Il whistleblowing entra quindi nella legge anticorruzione n. 190 del 2012, attraverso la introduzione di un nuovo articolo 54-bis del d.lgs n. 165 del 2001 e, dunque, limitatamente al solo settore pubblico. Inoltre, rispetto ai suggerimenti provenienti sia da Trasparency che dalla stessa Commissione Garofoli, quanto partorito dal Parlamento risulta assai più lieve e meno incisivo.

È per questo motivo che, già dall’ottobre del 2013, viene presentata una proposta di legge che vorrebbe avvicinare la realtà italiana a quella anglo-americana.

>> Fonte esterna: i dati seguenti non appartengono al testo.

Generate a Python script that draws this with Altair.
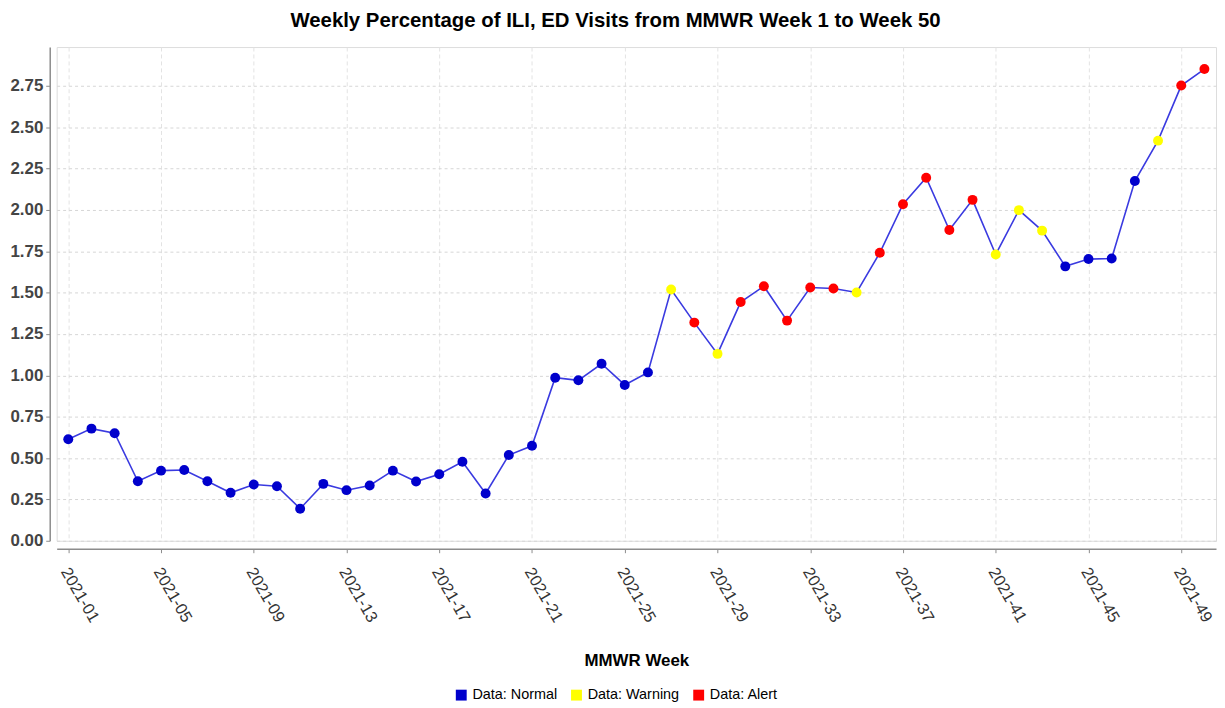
import altair as alt
import pandas as pd

weeks = [f"2021-{i:02d}" for i in range(1, 51)]
values = [0.614, 0.678, 0.650, 0.360, 0.424, 0.428, 0.360, 0.290, 0.340, 0.330,
          0.194, 0.344, 0.306, 0.334, 0.424, 0.358, 0.402, 0.478, 0.286, 0.518,
          0.574, 0.986, 0.970, 1.070, 0.942, 1.018, 1.519, 1.319, 1.130, 1.443,
          1.539, 1.331, 1.531, 1.525, 1.501, 1.741, 2.035, 2.195, 1.879, 2.061,
          1.731, 1.999, 1.875, 1.659, 1.703, 1.707, 2.175, 2.419, 2.752, 2.852]
status = (["Normal"] * 26 + ["Warning", "Alert", "Warning"] + ["Alert"] * 5 +
          ["Warning"] + ["Alert"] * 5 + ["Warning"] * 3 + ["Normal"] * 4 +
          ["Warning", "Alert", "Alert"])
tick_weeks = weeks[0::4]
y_ticks = [0, 0.25, 0.5, 0.75, 1.0, 1.25, 1.5, 1.75, 2.0, 2.25, 2.5, 2.75]
status_levels = ["Normal", "Warning", "Alert"]
status_colors = ["#0000cc", "#ffff00", "#ff0000"]

df = pd.DataFrame({"week": weeks, "value": values, "status": status})

FONT = "Liberation Sans, Arial, sans-serif"

x_enc = alt.X("week:O", sort=weeks,
              scale=alt.Scale(type="point", padding=0.5),
              axis=alt.Axis(values=tick_weeks, title="MMWR Week",
                            labelAngle=60, labelAlign="left", labelBaseline="middle",
                            labelFont=FONT, labelFontSize=16.5, labelColor="#333333",
                            labelOffset=-4,
                            titleFont=FONT, titleFontSize=17, titleFontWeight="bold",
                            titleColor="#000000", titlePadding=28,
                            offset=8, domainColor="#8c8c8c", domainWidth=1.5,
                            tickColor="#8c8c8c", tickSize=4, labelPadding=16,
                            grid=True, gridColor="#e3e3e3", gridDash=[4, 3],
                            gridWidth=1))
y_enc = alt.Y("value:Q",
              scale=alt.Scale(domain=[0, 2.985], nice=False, zero=True),
              axis=alt.Axis(values=y_ticks, format=".2f", title=None,
                            labelFont=FONT, labelFontSize=17, labelFontWeight="bold",
                            labelColor="#444444", offset=7,
                            domainColor="#8c8c8c", domainWidth=1.5,
                            tickColor="#8c8c8c", tickSize=4, labelPadding=3,
                            grid=True, gridColor="#d6d6d6", gridDash=[3, 3],
                            gridWidth=1))

line = alt.Chart(df).mark_line(color="#3a3ae0", strokeWidth=1.6).encode(
    x=x_enc, y=y_enc)

points = alt.Chart(df).mark_circle(size=100, opacity=1).encode(
    x=alt.X("week:O", sort=weeks),
    y=alt.Y("value:Q"),
    color=alt.Color("status:N",
                    scale=alt.Scale(domain=status_levels, range=status_colors),
                    legend=alt.Legend(orient="none", legendX=400, legendY=645,
                                      direction="horizontal", title=None,
                                      symbolType="square", symbolSize=120,
                                      symbolStrokeWidth=0,
                                      labelExpr="'Data: ' + datum.label",
                                      labelFont=FONT, labelFontSize=14.5,
                                      labelColor="#000000", columnPadding=12,
                                      labelOffset=4)))

chart = (line + points).properties(
    width=1167, height=497,
    autosize=alt.AutoSizeParams(type="none"),
    padding={"left": 49, "top": 37, "right": 1, "bottom": 160},
    title=alt.TitleParams("Weekly Percentage of ILI, ED Visits from MMWR Week 1 to Week 50",
                          font=FONT, fontSize=20.5, fontWeight="bold", color="#000000",
                          anchor="middle", dx=-21, offset=16),
).configure_view(stroke="#8c8c8c", strokeWidth=1.5).configure(background="white")

chart.save("out.html", embed_options={"renderer": "svg", "actions": False})
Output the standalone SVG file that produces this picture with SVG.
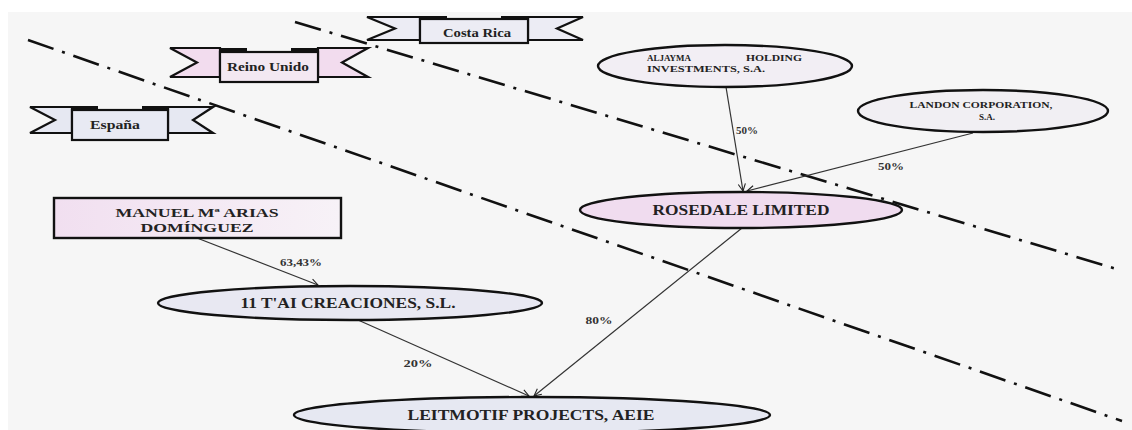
<svg xmlns="http://www.w3.org/2000/svg" width="1132" height="430" viewBox="0 0 1132 430">
<defs>
<marker id="arr" viewBox="0 0 10 10" refX="9" refY="5" markerWidth="9" markerHeight="9" orient="auto" markerUnits="userSpaceOnUse">
<path d="M1,1 L9,5 L1,9" fill="none" stroke="#222" stroke-width="1.2"/>
</marker>
<linearGradient id="pinkg" x1="0" y1="0" x2="1" y2="0">
<stop offset="0" stop-color="#f1dff0"/><stop offset="1" stop-color="#f7f2f7"/>
</linearGradient>
</defs>
<style>
.bg{fill:#f6f6f6}
.dd{fill:none;stroke:#111;stroke-width:2.6;stroke-dasharray:27 9 3 9}
.con{fill:none;stroke:#333;stroke-width:1.2;marker-end:url(#arr)}
.node{stroke:#111;stroke-width:2.4}
.rib{stroke:#111;stroke-width:2.2;stroke-linejoin:miter}
.tab{fill:#111}
.t{font-family:"Liberation Serif",serif;font-weight:bold;fill:#222}
.c{text-anchor:middle}
.s{text-anchor:start}
.e{text-anchor:end}
.nm{font-size:14px}
.sm{font-size:9px}
.lb{font-size:11px;fill:#333}
.bn{font-size:12px}
</style>
<rect x="0" y="0" width="1132" height="430" fill="#ffffff"/>
<rect class="bg" x="8" y="12" width="1124" height="418"/>

<g id="boundaries">
<line class="dd" x1="28" y1="40" x2="1122" y2="421"/>
<line class="dd" x1="295" y1="22" x2="1120" y2="270"/>
</g>

<g id="banner-costa-rica">
<polygon class="rib" fill="#ececf4" points="367,17 420,17 420,40 367,40 395,28.5"/>
<polygon class="rib" fill="#ececf4" points="583,17 528,17 528,40 583,40 557,28.5"/>
<rect class="rib" fill="#ececf4" x="420" y="19" width="108" height="24"/>
<rect class="tab" x="420" y="16" width="27" height="4"/>
<rect class="tab" x="501" y="16" width="27" height="4"/>
<text class="t c bn" x="477" y="37" textLength="68" lengthAdjust="spacingAndGlyphs">Costa Rica</text>
</g>

<g id="banner-reino-unido">
<polygon class="rib" fill="#f2dcee" points="170,48 220,48 220,77 170,77 197,62.5"/>
<polygon class="rib" fill="#f2dcee" points="368,48 318,48 318,77 368,77 342,62.5"/>
<rect class="rib" fill="#f3e8f2" x="220" y="52" width="98" height="30"/>
<rect class="tab" x="220" y="48" width="27" height="5"/>
<rect class="tab" x="291" y="48" width="27" height="5"/>
<text class="t c bn" x="268" y="71" textLength="82" lengthAdjust="spacingAndGlyphs">Reino Unido</text>
</g>

<g id="banner-espana">
<polygon class="rib" fill="#e6e8f2" points="30,107 72,107 72,133 30,133 55,120"/>
<polygon class="rib" fill="#e6e8f2" points="213,107 168,107 168,133 213,133 193,120"/>
<rect class="rib" fill="#e8eaf3" x="72" y="110" width="96" height="30"/>
<rect class="tab" x="72" y="106" width="26" height="5"/>
<rect class="tab" x="142" y="106" width="26" height="5"/>
<text class="t c bn" x="115" y="129" textLength="50" lengthAdjust="spacingAndGlyphs">España</text>
</g>

<g id="connectors">
<line class="con" x1="726" y1="87" x2="743" y2="191"/>
<line class="con" x1="973" y1="133" x2="747" y2="191"/>
<line class="con" x1="197" y1="238" x2="318" y2="285"/>
<line class="con" x1="358" y1="320" x2="529" y2="396"/>
<line class="con" x1="742" y1="228" x2="534" y2="396"/>
<text class="t c lb" x="747" y="134" textLength="22" lengthAdjust="spacingAndGlyphs">50%</text>
<text class="t c lb" x="891" y="170" textLength="26" lengthAdjust="spacingAndGlyphs">50%</text>
<text class="t c lb" x="301" y="266" textLength="42" lengthAdjust="spacingAndGlyphs">63,43%</text>
<text class="t c lb" x="418" y="367" textLength="29" lengthAdjust="spacingAndGlyphs">20%</text>
<text class="t c lb" x="599" y="324" textLength="27" lengthAdjust="spacingAndGlyphs">80%</text>
</g>

<g id="node-aljayma">
<ellipse class="node" cx="725" cy="66" rx="127" ry="21" fill="#f2eef4"/>
<text class="t s sm" x="647" y="61" textLength="44" lengthAdjust="spacingAndGlyphs">ALJAYMA</text>
<text class="t e sm" x="802" y="61" textLength="56" lengthAdjust="spacingAndGlyphs">HOLDING</text>
<text class="t s sm" x="647" y="72" textLength="118" lengthAdjust="spacingAndGlyphs">INVESTMENTS, S.A.</text>
</g>

<g id="node-landon">
<ellipse class="node" cx="983" cy="111" rx="125" ry="21" fill="#f1eff3"/>
<text class="t c sm" x="981" y="108" textLength="143" lengthAdjust="spacingAndGlyphs">LANDON CORPORATION,</text>
<text class="t c sm" x="987" y="120">S.A.</text>
</g>

<g id="node-rosedale">
<ellipse class="node" cx="741" cy="210" rx="161" ry="18" fill="#f0dcef"/>
<text class="t c nm" x="741" y="215" textLength="177" lengthAdjust="spacingAndGlyphs">ROSEDALE LIMITED</text>
</g>

<g id="node-manuel">
<rect class="node" x="54" y="198" width="287" height="40" fill="url(#pinkg)" stroke-width="2"/>
<text class="t c" font-size="13" x="197" y="217" textLength="163" lengthAdjust="spacingAndGlyphs">MANUEL Mª ARIAS</text>
<text class="t c" font-size="13" x="197" y="232" textLength="113" lengthAdjust="spacingAndGlyphs">DOMÍNGUEZ</text>
</g>

<g id="node-tai">
<ellipse class="node" cx="350" cy="303" rx="192" ry="17" fill="#e8e8f2"/>
<text class="t c nm" x="348" y="308" textLength="215" lengthAdjust="spacingAndGlyphs">11 T'AI CREACIONES, S.L.</text>
</g>

<g id="node-leitmotif">
<ellipse class="node" cx="532" cy="415" rx="238" ry="18" fill="#e6e8f2"/>
<text class="t c nm" x="531" y="420" textLength="247" lengthAdjust="spacingAndGlyphs">LEITMOTIF PROJECTS, AEIE</text>
</g>
</svg>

La proposta di legge, assolutamente rivoluzionaria, viene portata in Commissione e in Aula alla fine dello scorso anno e anch’essa, come la legge 190, nel corso della discussione viene di fatto assai ridimensionata. Per una verifica diretta si può confrontare l’originaria proposta AC 3365 con l’attuale testo in discussione al Senato, n. 2208.

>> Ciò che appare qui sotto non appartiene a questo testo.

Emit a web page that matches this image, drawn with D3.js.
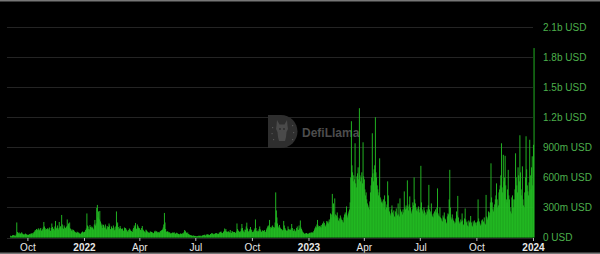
<!DOCTYPE html>
<html><head><meta charset="utf-8">
<script src="https://cdn.jsdelivr.net/npm/d3@7"></script>
<style>html,body{margin:0;padding:0;background:#000;overflow:hidden}</style>
</head><body><svg id="c" width="600" height="254"></svg>
<script>
// Daily volume in millions of USD, first value = 2021-09-03
const startDate = "2021-09-03";
const vol2021 = [
 18,12,15,22,20,25,18,20,14,30,150,55,48,42,50,35,38,45,52,40,36,30,28,33,40,35,30,26,
 28,25,30,35,32,40,38,45,30,42,55,60,75,68,85,70,78,92,80,72,88,95,70,65,82,100,155,110,95,78,85,
 80,92,75,88,100,70,65,95,140,105,90,85,72,110,165,98,88,120,95,80,155,100,112,90,225,130,95,85,120,105,
 95,88,110,180,120,140,100,150,90,85,70,62,80,75,68,60,55,48,45,58,52,50,47,40,35,38,45,55,60,52,48
];
const vol2022 = [
 55,60,75,90,240,120,110,85,80,125,105,95,110,100,90,80,130,175,120,140,295,325,200,260,180,265,160,140,120,95,130,
 125,110,95,130,90,80,115,100,105,140,120,85,78,110,95,88,120,100,72,80,110,260,130,150,105,80,90,115,
 95,85,78,90,70,65,100,88,95,80,72,60,58,75,90,82,70,65,60,55,80,95,120,105,145,90,85,130,115,100,95,
 88,75,70,95,115,80,72,65,55,50,78,70,62,55,50,45,48,60,58,55,52,48,42,45,60,68,55,62,58,50,
 50,55,48,60,65,70,75,80,100,130,245,150,85,60,55,62,58,50,52,48,40,38,45,50,42,48,52,40,35,45,48,
 42,38,35,30,32,40,38,36,34,45,40,55,75,65,55,45,40,50,35,30,28,25,22,20,18,16,20,18,15,16,
 15,12,10,14,16,18,15,20,14,12,18,20,22,25,28,20,18,30,28,32,26,30,25,22,35,32,45,40,38,30,35,
 38,42,40,45,38,32,35,48,50,55,60,48,45,42,55,65,90,70,85,60,52,58,62,55,50,75,48,45,65,58,55,
 50,55,48,45,60,140,85,70,65,55,50,62,90,135,95,70,58,52,80,75,110,148,90,65,55,70,85,105,80,72,
 55,48,60,75,90,180,95,65,58,70,62,85,110,80,60,55,68,72,65,60,75,58,55,80,95,110,120,100,175,90,105,
 95,110,120,105,90,100,150,450,270,200,140,110,95,125,100,90,85,80,70,75,165,120,95,80,72,65,70,110,85,78,
 80,75,90,135,95,70,65,85,72,60,68,95,110,80,75,120,90,170,100,85,70,55,48,40,35,42,38,45,40,35,38
];
const vol2023 = [
 40,45,50,42,48,55,45,50,65,80,95,110,100,130,175,120,105,115,95,110,125,100,140,130,160,145,120,110,130,165,150,
 160,140,180,155,240,200,230,435,260,340,210,390,230,190,220,250,200,170,160,190,220,200,180,175,160,150,200,230,
 250,230,310,220,200,240,260,280,350,600,1160,720,650,560,620,580,940,540,500,610,640,700,580,1290,620,560,600,650,540,950,610,
 580,480,420,450,380,340,320,300,280,360,450,520,600,1040,640,560,680,720,1200,650,600,520,480,420,450,790,400,380,350,360,
 340,380,300,420,360,280,300,330,560,420,300,260,240,220,280,320,250,230,270,210,200,260,290,240,220,340,230,210,390,280,250,
 260,230,280,250,460,300,280,320,290,570,310,270,330,410,300,260,240,280,350,320,600,380,340,300,270,290,260,310,280,250,
 300,715,350,280,260,240,300,270,220,250,230,280,260,320,525,280,240,260,340,230,210,200,240,260,220,280,250,300,490,240,220,
 210,300,200,190,170,160,220,200,250,190,180,150,140,210,240,230,380,675,300,200,180,230,190,170,160,140,150,190,260,220,415,
 200,160,140,150,180,160,240,170,130,120,190,290,180,150,160,120,110,170,150,160,215,150,120,110,160,140,170,130,150,120,
 150,160,380,190,160,140,120,130,170,180,150,160,200,140,130,425,210,180,200,260,220,250,350,740,400,350,280,260,300,330,380,
 420,540,380,300,320,450,480,520,620,940,500,450,825,560,600,815,520,380,350,480,675,420,380,300,260,240,400,420,380,300,
 380,480,840,600,520,450,700,620,560,1020,650,480,420,710,380,320,300,450,600,1010,680,520,460,420,550,975,620,480,700,810,520
];
const vol2024 = [925,1890];

const yTicks = [0,300,600,900,1200,1500,1800,2100];
const yTickLabels = ["0 USD","300m USD","600m USD","900m USD","1.2b USD","1.5b USD","1.8b USD","2.1b USD"];
const xTickDates = ["2021-10-01","2022-01-01","2022-04-01","2022-07-01","2022-10-01","2023-01-01","2023-04-01","2023-07-01","2023-10-01","2024-01-01"];
const xTickLabels = ["Oct","2022","Apr","Jul","Oct","2023","Apr","Jul","Oct","2024"];

const parse = d3.utcParse("%Y-%m-%d");
const t0 = parse(startDate);
const values = [].concat(vol2021, vol2022, vol2023, vol2024);
const data = values.map((v,i)=>({date:d3.utcDay.offset(t0,i), v}));

const svg = d3.select("#c");
const x = d3.scaleUtc().domain([parse("2021-08-29"), parse("2024-01-03")]).range([7.1, 534.2]);
const y = d3.scaleLinear().domain([0,2100]).range([237.5, 27]);
const font = "'Liberation Sans', Arial, Helvetica, sans-serif";

svg.append("rect").attr("width",600).attr("height",254).attr("fill","#000");

// grid
svg.append("g").selectAll("line").data(yTicks).join("line")
  .attr("x1",7).attr("x2",533)
  .attr("y1",d=>Math.round(y(d))+0.5).attr("y2",d=>Math.round(y(d))+0.5)
  .attr("stroke","#242424").attr("stroke-width",1);

// watermark
const wm = svg.append("g").attr("transform","translate(268,115)");
wm.append("path").attr("d","M0,0 H13 A16.5,16.5 0 0 1 13,33 H0 Z").attr("fill","#2e2e2e");
wm.append("path").attr("d","M9,5 L11.5,9.5 L16.5,9.5 L19,5 L19.5,10.5 L20,14 L18.5,17 L18,22 L17,26 L11,26 L10,22 L9.5,17 L8,14 L8.5,10.5 Z").attr("fill","#4a4a4a");
wm.append("circle").attr("cx",12).attr("cy",14).attr("r",0.9).attr("fill","#2a2a2a");
wm.append("circle").attr("cx",16).attr("cy",14).attr("r",0.9).attr("fill","#2a2a2a");
[[4,12],[3.5,18],[5,24],[24,10],[25,17],[24,24]].forEach(p=>{
  wm.append("rect").attr("x",p[0]).attr("y",p[1]).attr("width",1.2).attr("height",1.2).attr("fill","#555");
});
svg.append("text").attr("x",302).attr("y",133).attr("dy","0.35em")
  .attr("font-family",font).attr("font-weight","bold").attr("font-size",12)
  .attr("fill","#4d4d4d").text("DefiLlama");

// bars
svg.append("g").selectAll("rect").data(data).join("rect")
  .attr("x",d=>x(d.date))
  .attr("width",d=>x(d3.utcDay.offset(d.date,1))-x(d.date)+0.3)
  .attr("y",d=>y(d.v))
  .attr("height",d=>y(0)-y(d.v))
  .attr("fill","#24c024");

// y labels
svg.append("g").selectAll("text").data(yTicks).join("text")
  .attr("x",543).attr("y",d=>y(d)).attr("dy","0.35em")
  .attr("font-family",font).attr("font-size",10).attr("fill","#4cb04c")
  .text((d,i)=>yTickLabels[i]);

// x axis
const xa = svg.append("g").attr("transform","translate(0,238)")
  .call(d3.axisBottom(x).tickValues(xTickDates.map(parse)).tickFormat((d,i)=>xTickLabels[i]).tickSize(3).tickPadding(3));
xa.select(".domain").remove();
xa.selectAll(".tick line").attr("stroke","#bbb");
xa.selectAll(".tick text").attr("fill","#e8e8e8").attr("font-family",font).attr("font-size",10)
  .attr("font-weight",(d,i)=>/^\d{4}$/.test(xTickLabels[i])?"bold":"normal");

// frame lines
svg.append("rect").attr("x",0).attr("y",0).attr("width",600).attr("height",1.5).attr("fill","#777");
svg.append("rect").attr("x",0).attr("y",252.5).attr("width",600).attr("height",1.5).attr("fill","#777");
</script>
</body></html>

Anche in questa versione soft tuttavia, un ulteriore passo in avanti viene compiuto nella predisposizione di nuove e maggiori tutele a favore degli autori di segnalazioni qualificate.

Innanzitutto il ddl, che si compone di due articoli, va a incidere non soltanto sul settore pubblico, attraverso un arricchimento delle previsioni normative contenute nell’articolo 54-bis del d.lgs n. 165 del 2001, ma contiene anche specifiche disposizioni per il settore privato, andando a integrare corposamente l’articolo 6 del d.lgs n. 231 del 2001, norma che, attualmente, viene indicata quale analogicamente applicabile nella tutela delle segnalazioni nel settore privato.

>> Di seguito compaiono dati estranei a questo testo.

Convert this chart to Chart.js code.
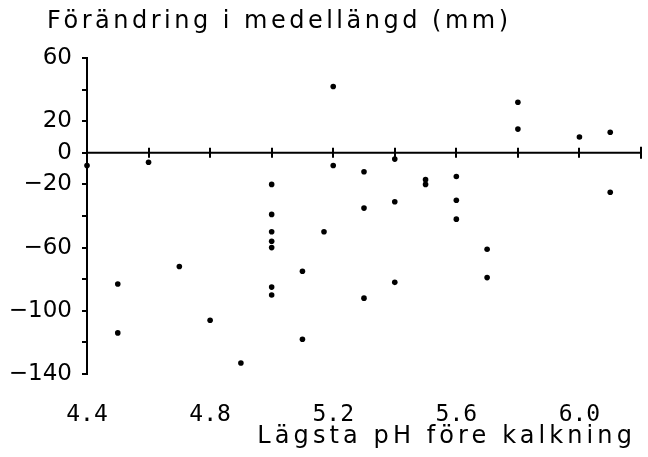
<!DOCTYPE html>
<html lang="sv">
<head>
<meta charset="utf-8">
<title>Förändring i medellängd</title>
<script src="https://cdn.jsdelivr.net/npm/chart.js@4/dist/chart.umd.min.js"></script>
<style>
    html, body { margin: 0; padding: 0; background: #fff; }
    canvas { display: block; }
</style>
</head>
<body>
<canvas id="graf" width="648" height="457"></canvas>
<script>
// Texter
const titelY = 'Förändring i medellängd (mm)';
const titelX = 'Lägsta pH före kalkning';

// Lägsta pH före kalkning (x) och förändring i medellängd i mm (y)
const phVarden = [
    4.4, 4.5, 4.5, 4.6, 4.7, 4.8, 4.9,
    5.0, 5.0, 5.0, 5.0, 5.0, 5.0, 5.0,
    5.1, 5.1, 5.17, 5.2, 5.2,
    5.3, 5.3, 5.3, 5.4, 5.4, 5.4,
    5.5, 5.5, 5.6, 5.6, 5.6, 5.7, 5.7,
    5.8, 5.8, 6.0, 6.1, 6.1
];
const forandring = [
    -8, -83, -114, -6, -72, -106, -133,
    -20, -39, -50, -56, -60, -85, -90,
    -75, -118, -50, 42, -8,
    -12, -35, -92, -4, -31, -82,
    -17, -20, -15, -30, -42, -61, -79,
    32, 15, 10, 13, -25
];

// Axelgränser och etiketter
const xMin = 4.4, xMax = 6.2, xSteg = 0.2;
const yMin = -140, yMax = 60, ySteg = 20;
const xEtiketter = [4.4, 4.8, 5.2, 5.6, 6.0];
const yEtiketter = [60, 20, 0, -20, -60, -100, -140];

const punkter = phVarden.map((ph, i) => ({ x: ph, y: forandring[i] }));

// Ritar x-axeln vid y = 0 samt rubrikerna (med spärrad text)
const axlarPlugin = {
    id: 'axlar',
    afterDraw(chart) {
        const ctx = chart.ctx;
        const sx = chart.scales.x;
        const sy = chart.scales.y;
        const y0 = sy.getPixelForValue(0);

        ctx.save();
        ctx.strokeStyle = '#000';
        ctx.lineWidth = 2;
        ctx.beginPath();
        ctx.moveTo(sx.getPixelForValue(xMin), y0);
        ctx.lineTo(sx.getPixelForValue(xMax), y0);
        for (let v = xMin + xSteg; v <= xMax + 1e-6; v += xSteg) {
            const px = Math.round(sx.getPixelForValue(v));
            const l = v > xMax - 1e-6 ? 6 : 5;
            ctx.moveTo(px, y0 - l);
            ctx.lineTo(px, y0 + l);
        }
        ctx.stroke();

        ctx.fillStyle = '#000';
        ctx.font = '24px "DejaVu Sans"';
        ctx.textBaseline = 'alphabetic';
        ctx.letterSpacing = '3.5px';
        ctx.textAlign = 'left';
        ctx.fillText(titelY, 47, 28);
        ctx.letterSpacing = '4.1px';
        ctx.textAlign = 'right';
        ctx.fillText(titelX, 636, 443);
        ctx.restore();
    }
};

const ctx = document.getElementById('graf').getContext('2d');
const graf = new Chart(ctx, {
    type: 'scatter',
    data: {
        datasets: [{
            label: titelY,
            data: punkter,
            backgroundColor: '#000',
            borderWidth: 0,
            pointRadius: 2.8,
            clip: false
        }]
    },
    options: {
        responsive: false,
        animation: false,
        events: [],
        layout: { padding: { top: 58, right: 7, bottom: 0, left: 0 } },
        plugins: {
            legend: { display: false },
            title: { display: false },
            tooltip: { enabled: false }
        },
        scales: {
            x: {
                type: 'linear',
                min: xMin,
                max: xMax,
                grid: { display: false, drawTicks: false },
                border: { display: false },
                ticks: {
                    stepSize: xSteg,
                    autoSkip: false,
                    maxRotation: 0,
                    padding: 27,
                    color: '#000',
                    font: { family: '"DejaVu Sans Mono"', size: 23 },
                    callback: (v) => {
                        const e = xEtiketter.find(l => Math.abs(l - v) < 1e-6);
                        return e === undefined ? '' : e.toFixed(1);
                    }
                },
                afterFit: (scale) => {
                    scale.height = 83;
                    scale.paddingLeft = 0;
                    scale.paddingRight = 0;
                }
            },
            y: {
                min: yMin,
                max: yMax,
                grid: {
                    drawOnChartArea: false,
                    drawTicks: true,
                    tickLength: 5,
                    color: '#000',
                    lineWidth: 2
                },
                border: { display: true, color: '#000', width: 2 },
                ticks: {
                    stepSize: ySteg,
                    autoSkip: false,
                    padding: 10,
                    color: '#000',
                    font: { family: '"DejaVu Sans"', size: 23 },
                    callback: (v) => yEtiketter.includes(v) ? String(v).replace('-', '\u2212') : ''
                },
                afterFit: (scale) => { scale.width = 87; }
            }
        }
    },
    plugins: [axlarPlugin]
});
</script>
</body>
</html>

Inoltre, per quanto concerne il settore pubblico, l’ambito soggettivo della disciplina viene considerevolmente ampliato, estendendosi a qualsiasi tipologia di contratto lavorativo, mentre quello oggettivo va a contemplare specificatamente i criteri dell’interesse della integrità della pubblica amministrazione e la buona fede, quali presupposti legittimanti la tutela qualificata del segnalatore. Viene inoltre potenziato il ruolo del responsabile Anticorruzione e, a livello generale, dell’ANAC, vero soggetto istituzionale di riferimento qualificato dell’intera disciplina. Viene, poi, declinato in maniera più articolata il principio della tutela della riservatezza del segnalante e del consenso alla rilevazione della propria identità, ponendo una diversa disciplina se si tratti di esigenze derivanti da azione penale o da procedimento disciplinare. Viene infine ribadita e più dettagliatamente specificata l’esclusione dalla tutela per i casi di accertamento di responsabilità di natura penale o civile, legate alla falsità della dichiarazione.

Per quanto concerne il settore privato, al momento interessato soltanto per analogia normativa, la previsione dell’articolo 2 del ddl va a incidere sul profilo della responsabilità amministrativa degli enti privati di cui al d.lgs n. 231 del 2001, escludendola qualora ricorrano alcune condizioni, tra cui l’adozione e l’attuazione di uno specifico modello di organizzazione e gestione.

Fra i requisiti richiesti a tali tipologie di modelli debbono trovare luogo specifiche previsioni di avanzate tutele nei confronti dei lavoratori che segnalino illeciti e di specifiche modalità di gestione e di garanzia nel trattamento di tali segnalazioni.

Ora la parola passa alla discussione parlamentare in Senato.